D ranges are more compact, because you need the begining and the end in the most cases, so such functions just take one range instead of two iterators. But there are still a lot of cases where D ranges don't work.

Steven Schveighoffer mentioned an interesting solution but it adds complexity: Implement Range, ConstRange, Cursor, ConstCursor?, algorithms that accept ranges or cursors and so forth...

>> I think of things like rotate and bringToFront ...

On 11/14/18 1:08 PM, Eugene Wissner wrote:
> On Wednesday, 14 November 2018 at 17:47:10 UTC, Basile B. wrote:
>> On Wednesday, 14 November 2018 at 16:09:32 UTC, Eugene Wissner wrote:
>>> No, it wasn't the reason. Some algorithms cannot be implemented with ranges as efficient as with iterators.
>>>
>>> "In other words, by converting the is_word_boundary from iterators to D-style ranges, the algorithm goes from O(1) to O(N). From this we draw the following conclusion: D’s choice of algorithmic basis operations is inherently less efficient than C++’s."
>>>
>>> C++ iterators are more flexible.
>>
>> You meant D ?
> 
> C++. An iterator points to some element in a range, and you can mix it as you need. In D you always have two iterators: beginning and the end of the range. The feature I miss most, is a bidirectional iterator. In C++ you can go back and forth with this iterator. In D if you do popBack there is no way back (or front :)); with popFront you can't reach the element after back, even if there such elements, you have to take an another range from the container.

What you need is an index in a range. The inherent thing about a naked iterator (bidirectional or otherwise) is it's not safe. It's super easy to get into UB territory.

> D ranges are more compact, because you need the begining and the end in the most cases, so such functions just take one range instead of two iterators. But there are still a lot of cases where D ranges don't work.

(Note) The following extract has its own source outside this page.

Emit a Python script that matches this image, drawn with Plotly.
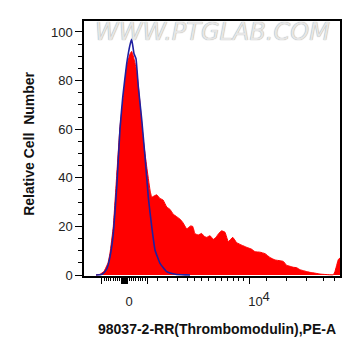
import plotly.graph_objects as go

# Display channel (logicle display units, 0..256) and relative counts
sample_channel = [12, 16, 20, 24, 26, 29.3, 32.7, 36, 39.3, 42.7, 46, 47.7, 50, 52.7, 56, 59.3, 62.7,
                  66, 67.7, 70, 72.7, 76, 79, 82.7, 86, 89.3, 92.7, 96, 99, 102.7, 106.7, 108.7, 111,
                  114.3, 117.7, 120, 122.7, 126, 129.3, 132, 134.3, 137.7, 141, 144.3, 148.7, 152.7,
                  157.7, 162.7, 167.7, 171, 176, 181, 186, 191, 196, 199.3, 202.7, 206, 209.3, 212.7,
                  216, 219.3, 222.7, 226, 229.3, 236, 242, 249.3, 251, 253, 254.3, 256]
sample_counts = [0, 0.3, 1.5, 5, 9, 20, 41, 61, 73, 85.7, 91, 92, 89, 84, 70.7, 55.5, 44.6,
                 35, 32, 32.5, 33, 31.5, 30.9, 28, 27, 25, 24, 23, 21.5, 19, 20.2, 20, 17,
                 16.5, 17.1, 16, 15.5, 16.2, 14.7, 15.5, 16.9, 18.2, 17.6, 13.7, 15.5, 13.3,
                 12.3, 11.4, 10.6, 9.6, 9.4, 8.8, 7.2, 6.2, 5.9, 5.6, 4, 3.6, 3.2, 3,
                 2.2, 1.8, 1.4, 1.1, 0.9, 0.4, 0.2, 0.1, 1.5, 4.5, 6.4, 7]

control_channel = [12, 16, 19.3, 22.7, 26, 29.3, 32.7, 36, 38.7, 42.7, 46, 47.7, 50, 52, 54.3, 57.7,
                   61, 64.3, 67.7, 71, 76, 82.7, 88, 92.7, 102.7, 106]
control_counts = [0, 0.1, 0.7, 2.5, 7.5, 17, 36, 60, 73, 87, 94.7, 97, 91, 89, 77.5, 64,
                  48.7, 32, 20, 10.3, 4.8, 1.4, 0.6, 0.2, 0.05, 0]

# Axis ticks (display channel positions)
x_major_ticks = [17.7, 40.5, 63.5, 165]
x_zero_block = [37.5, 38.2, 38.9, 39.6, 40.5, 41.4, 42.1, 42.8, 43.5]
x_minor_ticks = [20.0, 22.3, 24.6, 26.9, 29.2, 31.5, 33.8, 35.6,
                 45.4, 47.2, 49.5, 51.8, 54.1, 56.4, 58.7, 61.0,
                 73, 83, 93, 103, 110, 117.5, 124.5, 131, 137.5, 143, 149, 154.5, 159.5,
                 182.7, 202.7, 222.7, 239, 250]
x_label_pos = [45, 175]
x_label_text = ["0", "10<sup><span style=\"font-size:13px\">4</span></sup>"]
y_tick_vals = [0, 20, 40, 60, 80, 100]

font_family = "Liberation Sans, Arial, sans-serif"

fig = go.Figure()
fig.add_trace(go.Scatter(
    x=sample_channel, y=sample_counts, mode="lines",
    line=dict(color="#ff0000", width=1, shape="spline", smoothing=0.3),
    fill="tozeroy", fillcolor="#ff0000", hoverinfo="skip", showlegend=False,
))
fig.add_trace(go.Scatter(
    x=control_channel, y=control_counts, mode="lines", xaxis="x2",
    line=dict(color="#1f1fa0", width=1.6, shape="spline", smoothing=0.3),
    hoverinfo="skip", showlegend=False,
))

# The page body has an 8px margin, so the figure is offset by 8px in the window.
fig.update_layout(
    width=353, height=348,
    margin=dict(l=76, r=21, t=13, b=80),
    paper_bgcolor="white", plot_bgcolor="white",
    font=dict(family=font_family, color="#222"),
    xaxis=dict(
        range=[0, 256], showgrid=False, zeroline=False,
        showline=True, linecolor="black", linewidth=1.5, mirror=True,
        ticks="outside", tickvals=x_major_ticks + x_zero_block, ticklen=6,
        tickwidth=1, tickcolor="black", showticklabels=False,
        minor=dict(tickmode="array", tickvals=x_minor_ticks, ticks="outside",
                   ticklen=3, tickwidth=1, tickcolor="black"),
    ),
    xaxis2=dict(
        range=[0, 256], overlaying="x", side="bottom", anchor="y",
        showgrid=False, zeroline=False, showline=False, ticks="",
        tickvals=x_label_pos, ticktext=x_label_text,
        tickfont=dict(size=13, color="#222"), ticklabelstandoff=16,
    ),
    yaxis=dict(
        range=[-0.4, 104.5], showgrid=False, zeroline=False,
        showline=True, linecolor="black", linewidth=1.5, mirror=True,
        ticks="outside", tickvals=y_tick_vals, ticklen=7, tickwidth=1,
        tickcolor="black", tickfont=dict(size=13, color="#222"),
        minor=dict(dtick=5, ticks="outside", ticklen=4, tickwidth=1, tickcolor="black"),
    ),
    annotations=[
        dict(text="WWW.PTGLAB.COM", xref="paper", yref="paper", x=0.5, y=0.955,
             xanchor="center", yanchor="middle", showarrow=False,
             font=dict(family="DejaVu Sans, sans-serif", size=24, color="#e6e6e6",
                       style="italic", shadow="0px 0px 1px #8a8a8a")),
        dict(text="<b>98037-2-RR(Thrombomodulin),PE-A</b>", xref="paper", yref="paper",
             x=0.52, y=-0.208, xanchor="center", yanchor="middle", showarrow=False,
             font=dict(family=font_family, size=14, color="#111")),
        dict(text="<b>Relative Cell  Number</b>", xref="paper", yref="paper",
             x=-0.215, y=0.518, xanchor="center", yanchor="middle", showarrow=False,
             textangle=-90, font=dict(family=font_family, size=14, color="#111")),
    ],
)

fig.write_html("out.html")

It's also much easier to avoid invalid situations with a range vs. carrying around 2 iterators. Indeed there are very few cases for algorithms that need 3 reference points. But where iterators are great are simply as a pointer to an item in a container (see below).

> 
> Steven Schveighoffer mentioned an interesting solution but it adds complexity: Implement Range, ConstRange, Cursor, ConstCursor?, algorithms that accept ranges or cursors and so forth...

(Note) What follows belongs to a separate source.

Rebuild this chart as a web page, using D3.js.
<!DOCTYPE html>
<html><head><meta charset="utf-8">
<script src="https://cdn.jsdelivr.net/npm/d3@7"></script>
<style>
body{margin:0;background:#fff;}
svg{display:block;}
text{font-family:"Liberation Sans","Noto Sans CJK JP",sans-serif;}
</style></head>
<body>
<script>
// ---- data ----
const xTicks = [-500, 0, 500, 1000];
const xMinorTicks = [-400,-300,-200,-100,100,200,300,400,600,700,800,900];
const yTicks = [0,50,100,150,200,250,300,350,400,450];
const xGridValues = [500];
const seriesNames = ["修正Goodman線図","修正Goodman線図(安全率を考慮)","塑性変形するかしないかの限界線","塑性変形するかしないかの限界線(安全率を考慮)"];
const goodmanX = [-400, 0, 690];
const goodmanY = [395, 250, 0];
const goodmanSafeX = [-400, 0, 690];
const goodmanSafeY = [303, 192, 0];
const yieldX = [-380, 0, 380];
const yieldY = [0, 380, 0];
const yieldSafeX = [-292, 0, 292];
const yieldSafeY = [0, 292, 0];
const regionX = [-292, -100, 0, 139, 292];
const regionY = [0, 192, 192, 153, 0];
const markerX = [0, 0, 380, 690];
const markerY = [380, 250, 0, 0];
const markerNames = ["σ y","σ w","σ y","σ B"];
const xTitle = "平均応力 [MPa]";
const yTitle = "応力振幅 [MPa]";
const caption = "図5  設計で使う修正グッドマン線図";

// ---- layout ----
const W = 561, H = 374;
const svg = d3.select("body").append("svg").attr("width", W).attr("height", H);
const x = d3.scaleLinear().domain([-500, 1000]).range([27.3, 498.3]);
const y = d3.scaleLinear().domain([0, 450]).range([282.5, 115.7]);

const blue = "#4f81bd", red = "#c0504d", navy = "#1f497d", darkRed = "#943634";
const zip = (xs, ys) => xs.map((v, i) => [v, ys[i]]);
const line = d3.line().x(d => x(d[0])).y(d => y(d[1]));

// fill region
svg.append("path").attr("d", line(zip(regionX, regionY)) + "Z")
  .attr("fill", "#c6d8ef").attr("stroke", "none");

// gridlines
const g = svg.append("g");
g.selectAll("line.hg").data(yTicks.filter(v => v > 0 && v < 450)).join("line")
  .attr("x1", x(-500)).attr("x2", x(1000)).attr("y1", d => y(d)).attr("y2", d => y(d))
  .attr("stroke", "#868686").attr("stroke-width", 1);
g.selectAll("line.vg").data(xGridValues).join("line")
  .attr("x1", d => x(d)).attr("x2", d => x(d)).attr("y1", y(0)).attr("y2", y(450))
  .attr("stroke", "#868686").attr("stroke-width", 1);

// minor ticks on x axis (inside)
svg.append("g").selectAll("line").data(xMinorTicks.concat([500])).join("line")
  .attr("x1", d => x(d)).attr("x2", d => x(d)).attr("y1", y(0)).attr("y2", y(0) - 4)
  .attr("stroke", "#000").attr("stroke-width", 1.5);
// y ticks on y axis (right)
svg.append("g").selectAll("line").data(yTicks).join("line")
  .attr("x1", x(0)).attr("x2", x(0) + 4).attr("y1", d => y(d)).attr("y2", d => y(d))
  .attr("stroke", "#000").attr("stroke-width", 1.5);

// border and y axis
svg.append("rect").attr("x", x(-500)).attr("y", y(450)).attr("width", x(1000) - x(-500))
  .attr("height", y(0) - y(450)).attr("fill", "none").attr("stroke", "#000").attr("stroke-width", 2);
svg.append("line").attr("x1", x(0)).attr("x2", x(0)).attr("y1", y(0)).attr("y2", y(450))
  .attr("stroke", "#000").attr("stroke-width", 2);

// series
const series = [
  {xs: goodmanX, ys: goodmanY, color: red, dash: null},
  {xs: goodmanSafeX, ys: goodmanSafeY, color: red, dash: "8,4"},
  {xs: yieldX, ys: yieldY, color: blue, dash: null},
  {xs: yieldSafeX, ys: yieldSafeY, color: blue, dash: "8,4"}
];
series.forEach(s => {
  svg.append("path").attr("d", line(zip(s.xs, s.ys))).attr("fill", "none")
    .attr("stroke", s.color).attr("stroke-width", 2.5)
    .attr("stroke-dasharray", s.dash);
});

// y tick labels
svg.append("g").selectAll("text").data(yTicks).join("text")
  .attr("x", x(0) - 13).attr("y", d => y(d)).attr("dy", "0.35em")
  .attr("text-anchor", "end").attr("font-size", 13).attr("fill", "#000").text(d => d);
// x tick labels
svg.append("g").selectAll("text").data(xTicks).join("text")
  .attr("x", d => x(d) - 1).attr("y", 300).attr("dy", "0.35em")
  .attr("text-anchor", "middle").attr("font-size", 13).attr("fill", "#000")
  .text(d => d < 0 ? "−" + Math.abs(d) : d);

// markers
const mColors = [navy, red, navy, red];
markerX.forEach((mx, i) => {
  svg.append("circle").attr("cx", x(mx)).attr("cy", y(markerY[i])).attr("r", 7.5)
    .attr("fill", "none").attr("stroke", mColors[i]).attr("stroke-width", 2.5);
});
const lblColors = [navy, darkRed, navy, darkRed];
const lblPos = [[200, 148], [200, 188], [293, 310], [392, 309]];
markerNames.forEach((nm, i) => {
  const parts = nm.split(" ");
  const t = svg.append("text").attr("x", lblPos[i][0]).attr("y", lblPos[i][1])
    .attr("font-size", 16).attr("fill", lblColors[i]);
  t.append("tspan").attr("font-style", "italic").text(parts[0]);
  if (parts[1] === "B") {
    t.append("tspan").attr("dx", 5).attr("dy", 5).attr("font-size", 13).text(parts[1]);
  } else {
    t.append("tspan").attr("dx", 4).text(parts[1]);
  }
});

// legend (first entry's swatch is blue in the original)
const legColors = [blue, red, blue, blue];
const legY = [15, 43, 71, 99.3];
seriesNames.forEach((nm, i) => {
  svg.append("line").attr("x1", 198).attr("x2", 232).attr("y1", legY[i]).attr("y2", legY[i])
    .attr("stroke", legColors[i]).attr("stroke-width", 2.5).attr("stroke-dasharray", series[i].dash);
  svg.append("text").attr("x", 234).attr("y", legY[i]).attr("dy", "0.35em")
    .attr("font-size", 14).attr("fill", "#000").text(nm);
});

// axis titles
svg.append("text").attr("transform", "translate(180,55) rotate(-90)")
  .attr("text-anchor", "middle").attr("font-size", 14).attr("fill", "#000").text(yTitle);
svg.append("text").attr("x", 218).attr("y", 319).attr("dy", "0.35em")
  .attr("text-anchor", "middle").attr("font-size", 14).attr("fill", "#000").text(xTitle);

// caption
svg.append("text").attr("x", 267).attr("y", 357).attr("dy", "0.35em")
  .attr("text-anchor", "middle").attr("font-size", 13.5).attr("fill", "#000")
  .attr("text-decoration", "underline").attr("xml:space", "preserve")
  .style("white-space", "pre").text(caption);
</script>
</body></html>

Ugh, that's an issue with D and tail-const. You really should never need multiple functions for those things, it should just be Range and Cursor, and the tail-modified versions should be handled by the language.

But one thing cursors (at least the ones I implemented) don't solve is the bidirectional nature -- a cursor is inherently not really movable. It needs boundaries to prevent Bad Things, and existentially you don't *want* boundaries for a cursor, because boundaries change.

The most common use case I had for a cursor was keeping a reference to an element in a container. At various points, I wanted to refer to that element to use it, possibly to restructure the container, I didn't want to have to search for it again. But if you use an actual range for this, you now have *two* elements you are pointing at (the beginning and the end). It's entirely possible for that relationship to change or become invalid. With a cursor, it can't become invalid because you are only pointing at one spot.

-Steve

On Wednesday, 14 November 2018 at 17:33:27 UTC, Steven Schveighoffer wrote:
> [snip]
>
> The solution is cursors -- a "range" of a single element, which points at that element. You can iterate it just like a range (it has front, popFront, and empty), but it's used basically to mark the location you are interested in.
>
> dcollections used cursors, which I found much nicer. [snip]

I always thought the cursor approach you've discussed before was interesting, but I never played around with it much myself.

It looks to me like your cursor implementation operates similar to Optional types (as in the optional package). Does that make sense?